Ronald Spinney, managing director of Hammerson, agrees, saying that the rights issue would allow Hammerson to decide about property disposals 'on sound real estate terms'. In other words, with the pressure off Hammerson's balance sheet, it can hold out for decent offers.

But the door is closing. The market confidently expects that MEPC will call on its shareholders for extra money soon, but it may be the last to be able to take advantage of the opportunity that the market offers. And there are many heavily borrowed property companies that will be left in a perilous state because developers with empty buildings are finding it hard even to give them away.

Analysts have identified a number of things to watch for when attempting to spot whether a property company is close to collapse. These include:

Debts that exceed the value of assets, and insufficent rental income to cover the company's interest payments.

Let properties that could be sold quite quickly.

Empty properties that are hard to let because the company cannot afford to fund the incentives needed to bring in tenants in the current market.

No significant developments in progress.

In the words of one banker: 'There are companies where management is still seen as having a role, and there are companies where they are seen as an expense.' Or to put it another way, management costs money and tends to run the company to get value for the shareholders. Receivers should cost less and only act in the interest of the creditors.
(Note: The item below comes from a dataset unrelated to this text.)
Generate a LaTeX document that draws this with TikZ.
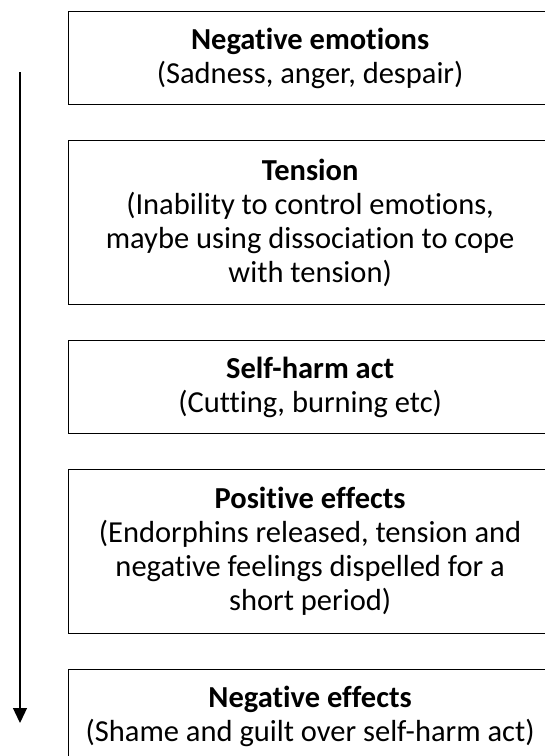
\documentclass[tikz,border=0pt]{standalone}
\usepackage{fontspec}
\setmainfont{Carlito}[Ligatures=NoCommon]
\usetikzlibrary{arrows.meta}
\tikzset{
  stagebox/.style={draw=black, line width=1.3pt, minimum width=483pt, inner sep=0pt, align=center,
    font=\fontsize{30.5}{34}\selectfont, anchor=north west},
  flowarrow/.style={line width=1.3pt, -{Triangle[width=14pt,length=15pt]}}
}
\begin{document}
\begin{tikzpicture}[x=1pt,y=-1pt]
\useasboundingbox (0,0) rectangle (545,756);
\clip (0,0) rectangle (545,756);
\node[stagebox, minimum height=93pt] (b1) at (68,11) {\textbf{Negative emotions}\\(Sadness, anger, despair)};
\node[stagebox, minimum height=164pt] (b2) at (68,140) {\textbf{Tension}\\(Inability to control emotions,\\maybe using dissociation to cope\\with tension)};
\node[stagebox, minimum height=93pt] (b3) at (68,340) {\textbf{Self-harm act}\\(Cutting, burning etc)};
\node[stagebox, minimum height=164pt] (b4) at (68,469) {\textbf{Positive effects}\\(Endorphins released, tension and\\negative feelings dispelled for a\\short period)};
\node[stagebox, minimum height=93pt] (b5) at (68,669) {\textbf{Negative effects}\\(Shame and guilt over self-harm act)};
\coordinate (as) at (20,72);
\coordinate (ae) at (20,723);
\draw[flowarrow] (as) -- (ae);
\end{tikzpicture}
\end{document}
Companies where the management is seen as still having an important role include Heron, where Barclays insisted that the other banks accept the retention of Gerald Ronson on a pounds 5m contract, because Barclays said he could sell the company's properties for more than anyone else could.

But unless the market improves, analysts are increasingly pessimistic about a number of companies including Greycoat - which has to refinance a zero-coupon convertible at the end of 1995 - UK Land, Bredero and Clayform.

The lesson of Speyhawk is that the banks are getting restive and are looking for assets to sell in an improving market to recoup their loans. More collapses look inevitable.